Housing in cities and suburbs generally was constructed by one of three producers: custom builders, speculative builders, or owner-residents. Most expensive were custom built houses, designed by architects and constructed by contractors using skilled labor. More common and less costly were the rows of nearidentical houses constructed by merchant or speculative builders. Merchant builders typically purchased large chunks of land, subdivided the land, and hired skilled and unskilled workers to build from several to several hundred houses. In some cities, speculative builders constructed shells, unfinished houses that were affordable to lower income workers and could be completed by the new owners. Fully self-built housing, typically constructed from cheaper materials and generally just one to three rooms in size, was the most inexpensive but most labor-intensive for the owner.

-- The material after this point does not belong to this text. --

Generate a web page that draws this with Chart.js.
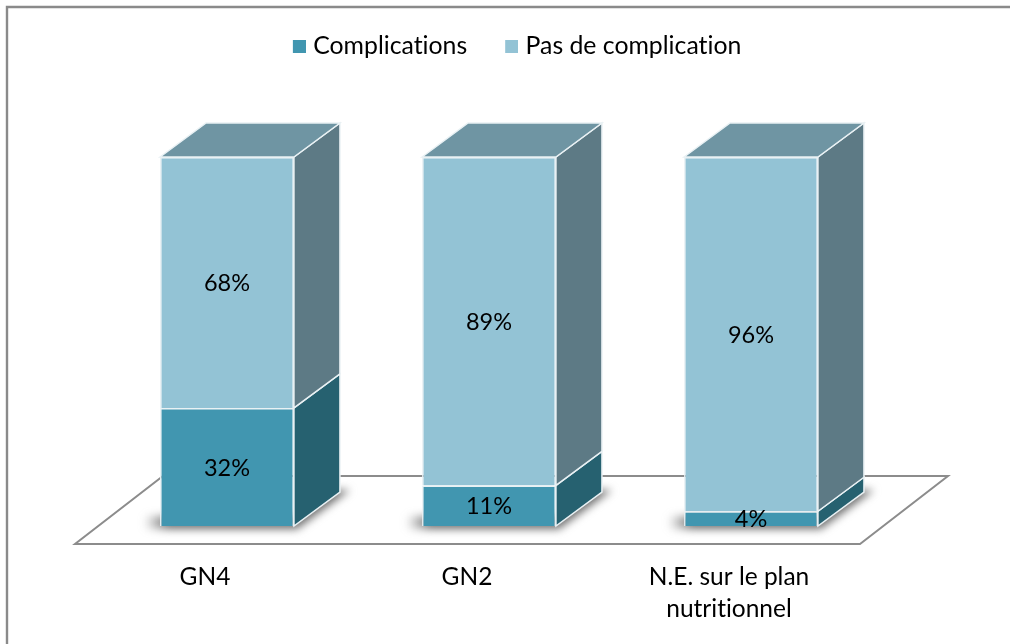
<!DOCTYPE html>
<html><head><meta charset="utf-8">
<style>html,body{margin:0;padding:0;background:#fff}#w{position:absolute;left:0;top:0;width:1010px;height:644px}</style>
<script src="https://cdn.jsdelivr.net/npm/chart.js@4/dist/chart.umd.min.js"></script>
</head><body><div id="w"><canvas id="c" width="1010" height="644"></canvas></div>
<script>
const categories = ["GN4", "GN2", ["N.E. sur le plan", "nutritionnel"]];
const complications = [32, 11, 4];
const pasDeComplication = [68, 89, 96];
const seriesNames = ["Complications", "Pas de complication"];
const depthX = 46, depthY = 34;
const fonts = '"Lato", "Open Sans", sans-serif';
const faces = [
  {front:"#4196b0", side:"#266170"},
  {front:"#93c3d5", side:"#5d7a85", top:"#6f95a3"}
];
const edge = "#e9f1f4";

function poly(ctx, pts){ctx.beginPath();pts.forEach((p,i)=>i?ctx.lineTo(p[0],p[1]):ctx.moveTo(p[0],p[1]));ctx.closePath();}
// legend swatch: 13px square at the right of an 18px wide image
function swatch(color){
  const c=document.createElement("canvas");c.width=18;c.height=13;
  const x=c.getContext("2d");x.fillStyle=color;x.fillRect(5,0,13,13);
  return c;
}

const scene = {
  id:"scene",
  beforeDraw(chart){
    const ctx = chart.ctx, a = chart.chartArea;
    ctx.textRendering="optimizeSpeed";
    ctx.save();
    ctx.strokeStyle="#8a8a8a";ctx.lineWidth=2.4;
    ctx.beginPath();ctx.moveTo(7,644);ctx.lineTo(7,7);ctx.lineTo(1010,7);ctx.stroke();
    const y0 = a.bottom+18, y1 = a.bottom-50;
    poly(ctx,[[a.left-21,y0],[a.right-22,y0],[a.right+66,y1],[a.left+67,y1]]);
    ctx.strokeStyle="#8c8c8c";ctx.lineWidth=2;ctx.stroke();
    ctx.restore();
  },
  afterLayout(chart){
    chart.legend.left+=28.5;chart.legend.right+=28.5;chart.legend.top-=4;
  },
  beforeDatasetsDraw(chart){
    const ctx = chart.ctx;
    const m0 = chart.getDatasetMeta(0).data, m1 = chart.getDatasetMeta(1).data;
    ctx.save();
    m0.forEach(b=>{
      const l=b.x-b.width/2, r=b.x+b.width/2, yb=b.base;
      ctx.save();ctx.filter="blur(4px)";
      const g=ctx.createLinearGradient(l-16,0,l+8,0);
      g.addColorStop(0,"rgba(110,110,110,0)");g.addColorStop(1,"rgba(110,110,110,1)");
      ctx.fillStyle=g;
      poly(ctx,[[l-16,yb+3],[r+3,yb+3],[r+56,yb-36],[r+30,yb-36],[r,yb-10],[l-16,yb-10]]);
      ctx.fill();ctx.restore();
    });
    [m0,m1].forEach((meta,k)=>{
      meta.forEach(b=>{
        const r=b.x+b.width/2, yt=b.y, yb=b.base;
        poly(ctx,[[r,yt],[r+depthX,yt-depthY],[r+depthX,yb-depthY],[r,yb]]);
        ctx.fillStyle=faces[k].side;ctx.fill();
        ctx.strokeStyle=edge;ctx.lineWidth=1.5;ctx.stroke();
      });
    });
    m1.forEach(b=>{
      const r=b.x+b.width/2, l=b.x-b.width/2, yt=b.y;
      poly(ctx,[[l,yt],[l+depthX,yt-depthY],[r+depthX,yt-depthY],[r,yt]]);
      ctx.fillStyle=faces[1].top;ctx.fill();
      ctx.strokeStyle=edge;ctx.lineWidth=1.5;ctx.stroke();
    });
    ctx.restore();
  },
  afterDatasetsDraw(chart){
    const ctx = chart.ctx;
    ctx.save();
    ctx.font='23.5px '+fonts;ctx.fillStyle="#000";ctx.textAlign="center";ctx.textBaseline="middle";
    chart.data.datasets.forEach((ds,k)=>{
      chart.getDatasetMeta(k).data.forEach((b,i)=>{
        ctx.fillText(ds.data[i]+"%", b.x, (b.y+b.base)/2+1);
      });
    });
    ctx.restore();
  }
};

new Chart(document.getElementById("c"),{
  type:"bar",
  data:{labels:categories,datasets:[
    {label:seriesNames[0],data:complications,backgroundColor:faces[0].front,borderColor:edge,borderWidth:1.5,stack:"s",pointStyle:swatch(faces[0].front)},
    {label:seriesNames[1],data:pasDeComplication,backgroundColor:faces[1].front,borderColor:edge,borderWidth:1.5,stack:"s",pointStyle:swatch(faces[1].front)}
  ]},
  options:{
    responsive:false,animation:false,
    layout:{padding:{left:96,right:128,top:0,bottom:0}},
    datasets:{bar:{barPercentage:0.511,categoryPercentage:1}},
    plugins:{
      tooltip:{enabled:false},
      legend:{display:true,position:"top",
        labels:{color:"#000",font:{family:fonts,size:24.8},boxWidth:8,boxHeight:13,padding:38,usePointStyle:true}
      }
    },
    scales:{
      x:{stacked:true,grid:{display:false},border:{display:false},
        afterFit(s){s.height=118;},
        ticks:{color:"#000",font:{family:fonts,size:24.5,lineHeight:1.27},padding:28,labelOffset:-22,maxRotation:0,autoSkip:false}},
      y:{stacked:true,display:false,min:0,max:100}
    }
  },
  plugins:[scene,{id:"legendGap",afterInit(chart){
    const orig=chart.legend.fit;
    chart.legend.fit=function(){orig.call(this);this.height=157;};
  }}]
});
</script></body></html>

Self-builders in the late 19th and early 20th centuries tended to be families applying household labor to lower the costs of shelter. (Single men and women lived with their families or in boardinghouses.) Many were recent immigrants or African Americans seeking homeownership in northern cities. Families purchased or rented a lot, often for a small down payment and monthly installments. They purchased some materials and often scrounged for others, scavenging from demolition sites or local dumps. Some husbands and sons were trained carpenters, but many ownerbuilders were low-wage workers who had learned the rudimentary skills of house construction. Although often heralded in news accounts for their individualism and self-sufficiency, men relied on the labor of their wives, children, and often friends and neighbors to help them complete their houses.

Families engaging in self-building often purchased lots on the edges of built-up sections of cities, areas where land was cheap and municipal regulation of construction was minimal. Self-builders, needing to lower construction costs and to avoid health and housing inspectors, purchased lots where municipal services such as sewer and water lines, paved streets, and garbage collection were limited or entirely absent. Homeowners sacrificed amenities—sewer lines and indoor plumbing—that might improve the health of their households in exchange for lower housing costs and an opportunity for homeownership. Selfbuilding—in particular the lack of indoor plumbing—determined the working conditions for wives and daughters who managed their homes. It sometimes required wage-laboring household members to commute long distances to jobs in the city. New communities of self-built homes grew slowly as houses and numbers of dwellings expanded, forming working-class suburbs on the edges of industrial cities.